Data:
§ §

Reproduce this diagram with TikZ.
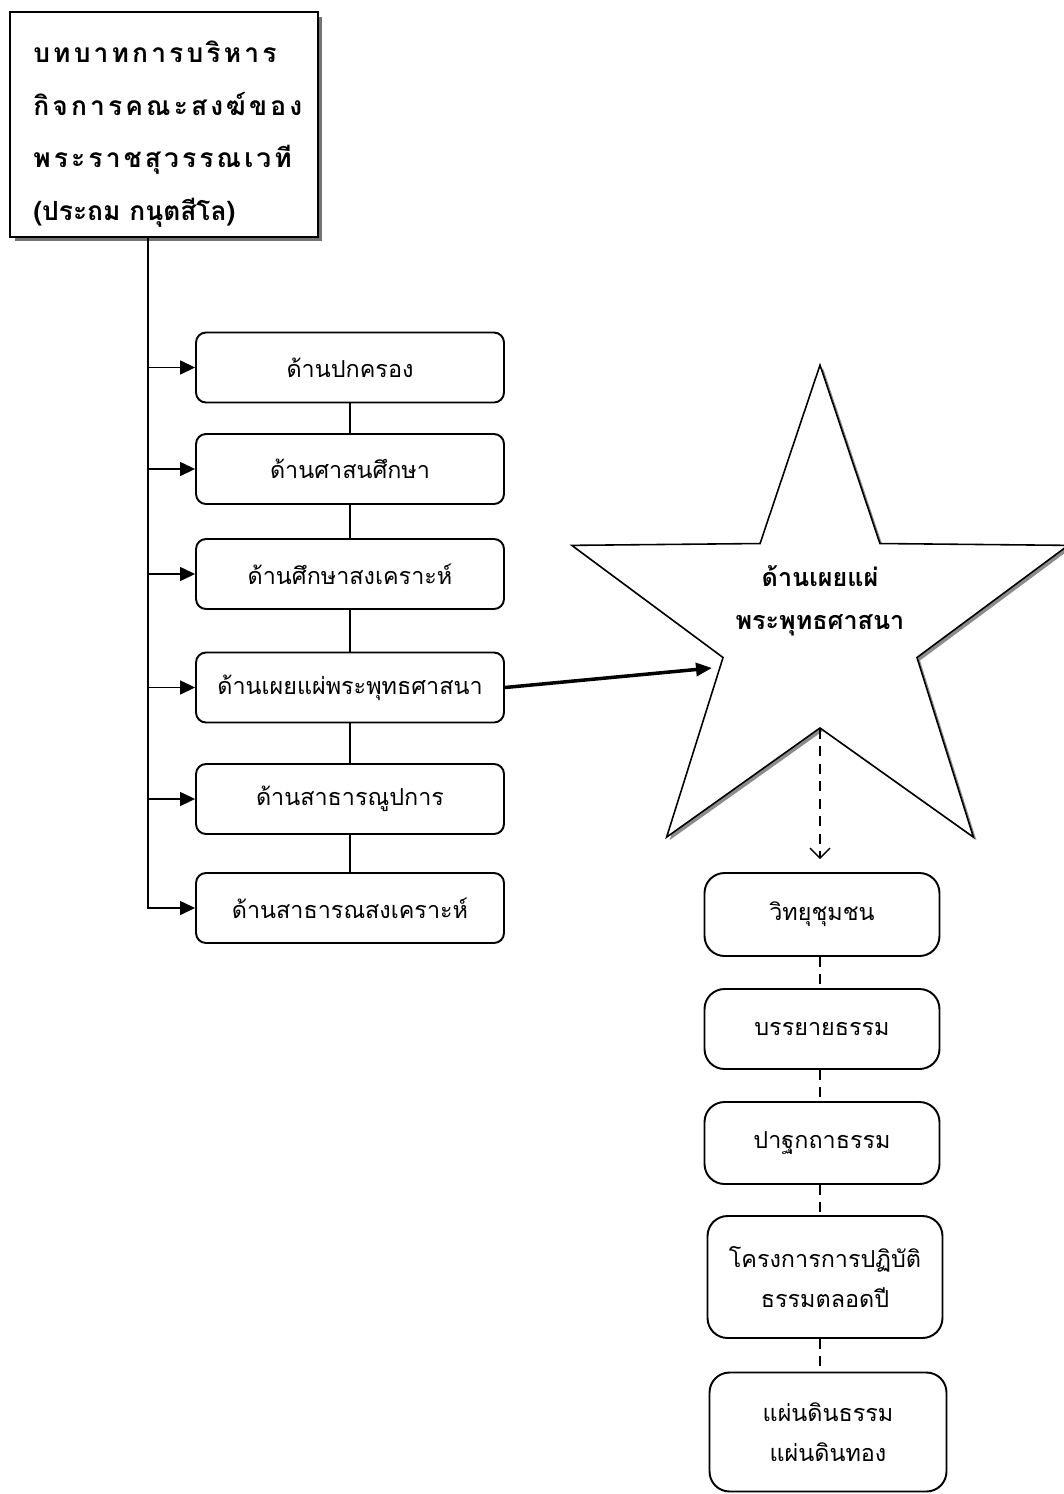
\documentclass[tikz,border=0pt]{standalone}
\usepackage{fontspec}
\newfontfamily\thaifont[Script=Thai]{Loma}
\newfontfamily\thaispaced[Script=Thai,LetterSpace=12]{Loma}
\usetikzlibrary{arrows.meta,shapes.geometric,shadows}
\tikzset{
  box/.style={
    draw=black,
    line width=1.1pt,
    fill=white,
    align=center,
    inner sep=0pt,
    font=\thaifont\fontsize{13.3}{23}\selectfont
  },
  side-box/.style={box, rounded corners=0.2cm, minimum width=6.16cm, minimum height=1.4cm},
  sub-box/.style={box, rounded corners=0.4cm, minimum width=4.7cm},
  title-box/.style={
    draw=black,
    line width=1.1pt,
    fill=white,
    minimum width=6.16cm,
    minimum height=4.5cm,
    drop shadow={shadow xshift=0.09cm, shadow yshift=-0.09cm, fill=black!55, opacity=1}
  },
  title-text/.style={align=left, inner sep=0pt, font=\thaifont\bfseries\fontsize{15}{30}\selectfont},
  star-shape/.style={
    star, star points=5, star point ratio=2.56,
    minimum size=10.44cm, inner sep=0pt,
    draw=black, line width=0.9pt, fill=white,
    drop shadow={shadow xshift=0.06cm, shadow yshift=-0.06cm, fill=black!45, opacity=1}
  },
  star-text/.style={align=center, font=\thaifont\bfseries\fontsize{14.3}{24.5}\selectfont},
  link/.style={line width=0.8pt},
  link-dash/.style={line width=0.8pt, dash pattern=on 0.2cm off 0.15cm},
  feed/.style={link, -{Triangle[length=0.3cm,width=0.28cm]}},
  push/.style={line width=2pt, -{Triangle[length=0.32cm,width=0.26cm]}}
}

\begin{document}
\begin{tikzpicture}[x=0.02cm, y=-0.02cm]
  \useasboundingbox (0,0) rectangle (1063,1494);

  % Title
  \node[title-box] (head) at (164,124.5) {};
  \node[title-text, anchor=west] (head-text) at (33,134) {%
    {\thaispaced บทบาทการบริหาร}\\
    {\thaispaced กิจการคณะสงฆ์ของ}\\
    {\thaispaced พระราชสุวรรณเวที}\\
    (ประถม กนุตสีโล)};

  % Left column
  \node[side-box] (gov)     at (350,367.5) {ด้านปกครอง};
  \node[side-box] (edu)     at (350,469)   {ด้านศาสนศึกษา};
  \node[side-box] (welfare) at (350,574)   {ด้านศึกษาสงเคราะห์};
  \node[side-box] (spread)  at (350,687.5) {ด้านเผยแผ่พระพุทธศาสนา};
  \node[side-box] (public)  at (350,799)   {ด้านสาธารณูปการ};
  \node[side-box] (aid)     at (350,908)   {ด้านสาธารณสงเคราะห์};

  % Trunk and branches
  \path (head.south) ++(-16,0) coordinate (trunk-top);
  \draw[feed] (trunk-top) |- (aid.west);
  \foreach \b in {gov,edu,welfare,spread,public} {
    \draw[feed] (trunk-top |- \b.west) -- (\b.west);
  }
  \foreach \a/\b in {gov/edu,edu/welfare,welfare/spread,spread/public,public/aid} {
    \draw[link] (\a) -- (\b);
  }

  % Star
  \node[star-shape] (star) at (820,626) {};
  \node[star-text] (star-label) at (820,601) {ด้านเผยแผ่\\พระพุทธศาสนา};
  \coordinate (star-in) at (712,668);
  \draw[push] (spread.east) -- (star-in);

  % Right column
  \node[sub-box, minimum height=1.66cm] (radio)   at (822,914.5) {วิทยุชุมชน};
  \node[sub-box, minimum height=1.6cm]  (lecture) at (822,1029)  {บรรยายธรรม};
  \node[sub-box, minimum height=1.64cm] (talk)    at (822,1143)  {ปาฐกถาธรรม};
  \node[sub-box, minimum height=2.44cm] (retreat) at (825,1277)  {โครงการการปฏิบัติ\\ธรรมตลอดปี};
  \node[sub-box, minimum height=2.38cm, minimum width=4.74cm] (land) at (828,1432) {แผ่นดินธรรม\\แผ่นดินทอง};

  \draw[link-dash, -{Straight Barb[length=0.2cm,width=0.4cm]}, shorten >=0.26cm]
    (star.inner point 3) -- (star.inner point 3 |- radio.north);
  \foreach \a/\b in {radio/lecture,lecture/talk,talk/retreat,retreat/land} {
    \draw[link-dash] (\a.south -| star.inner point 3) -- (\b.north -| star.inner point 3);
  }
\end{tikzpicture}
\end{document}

§ §

Exercise description: Make an exact copy of the listing above. Do not include the pictures.

Output of the task:
Reproduce this diagram with TikZ.
\documentclass[tikz,border=0pt]{standalone}
\usepackage{fontspec}
\newfontfamily\thaifont[Script=Thai]{Loma}
\newfontfamily\thaispaced[Script=Thai,LetterSpace=12]{Loma}
\usetikzlibrary{arrows.meta,shapes.geometric,shadows}
\tikzset{
  box/.style={
    draw=black,
    line width=1.1pt,
    fill=white,
    align=center,
    inner sep=0pt,
    font=\thaifont\fontsize{13.3}{23}\selectfont
  },
  side-box/.style={box, rounded corners=0.2cm, minimum width=6.16cm, minimum height=1.4cm},
  sub-box/.style={box, rounded corners=0.4cm, minimum width=4.7cm},
  title-box/.style={
    draw=black,
    line width=1.1pt,
    fill=white,
    minimum width=6.16cm,
    minimum height=4.5cm,
    drop shadow={shadow xshift=0.09cm, shadow yshift=-0.09cm, fill=black!55, opacity=1}
  },
  title-text/.style={align=left, inner sep=0pt, font=\thaifont\bfseries\fontsize{15}{30}\selectfont},
  star-shape/.style={
    star, star points=5, star point ratio=2.56,
    minimum size=10.44cm, inner sep=0pt,
    draw=black, line width=0.9pt, fill=white,
    drop shadow={shadow xshift=0.06cm, shadow yshift=-0.06cm, fill=black!45, opacity=1}
  },
  star-text/.style={align=center, font=\thaifont\bfseries\fontsize{14.3}{24.5}\selectfont},
  link/.style={line width=0.8pt},
  link-dash/.style={line width=0.8pt, dash pattern=on 0.2cm off 0.15cm},
  feed/.style={link, -{Triangle[length=0.3cm,width=0.28cm]}},
  push/.style={line width=2pt, -{Triangle[length=0.32cm,width=0.26cm]}}
}

\begin{document}
\begin{tikzpicture}[x=0.02cm, y=-0.02cm]
  \useasboundingbox (0,0) rectangle (1063,1494);

  % Title
  \node[title-box] (head) at (164,124.5) {};
  \node[title-text, anchor=west] (head-text) at (33,134) {%
    {\thaispaced บทบาทการบริหาร}\\
    {\thaispaced กิจการคณะสงฆ์ของ}\\
    {\thaispaced พระราชสุวรรณเวที}\\
    (ประถม กนุตสีโล)};

  % Left column
  \node[side-box] (gov)     at (350,367.5) {ด้านปกครอง};
  \node[side-box] (edu)     at (350,469)   {ด้านศาสนศึกษา};
  \node[side-box] (welfare) at (350,574)   {ด้านศึกษาสงเคราะห์};
  \node[side-box] (spread)  at (350,687.5) {ด้านเผยแผ่พระพุทธศาสนา};
  \node[side-box] (public)  at (350,799)   {ด้านสาธารณูปการ};
  \node[side-box] (aid)     at (350,908)   {ด้านสาธารณสงเคราะห์};

  % Trunk and branches
  \path (head.south) ++(-16,0) coordinate (trunk-top);
  \draw[feed] (trunk-top) |- (aid.west);
  \foreach \b in {gov,edu,welfare,spread,public} {
    \draw[feed] (trunk-top |- \b.west) -- (\b.west);
  }
  \foreach \a/\b in {gov/edu,edu/welfare,welfare/spread,spread/public,public/aid} {
    \draw[link] (\a) -- (\b);
  }

  % Star
  \node[star-shape] (star) at (820,626) {};
  \node[star-text] (star-label) at (820,601) {ด้านเผยแผ่\\พระพุทธศาสนา};
  \coordinate (star-in) at (712,668);
  \draw[push] (spread.east) -- (star-in);

  % Right column
  \node[sub-box, minimum height=1.66cm] (radio)   at (822,914.5) {วิทยุชุมชน};
  \node[sub-box, minimum height=1.6cm]  (lecture) at (822,1029)  {บรรยายธรรม};
  \node[sub-box, minimum height=1.64cm] (talk)    at (822,1143)  {ปาฐกถาธรรม};
  \node[sub-box, minimum height=2.44cm] (retreat) at (825,1277)  {โครงการการปฏิบัติ\\ธรรมตลอดปี};
  \node[sub-box, minimum height=2.38cm, minimum width=4.74cm] (land) at (828,1432) {แผ่นดินธรรม\\แผ่นดินทอง};

  \draw[link-dash, -{Straight Barb[length=0.2cm,width=0.4cm]}, shorten >=0.26cm]
    (star.inner point 3) -- (star.inner point 3 |- radio.north);
  \foreach \a/\b in {radio/lecture,lecture/talk,talk/retreat,retreat/land} {
    \draw[link-dash] (\a.south -| star.inner point 3) -- (\b.north -| star.inner point 3);
  }
\end{tikzpicture}
\end{document}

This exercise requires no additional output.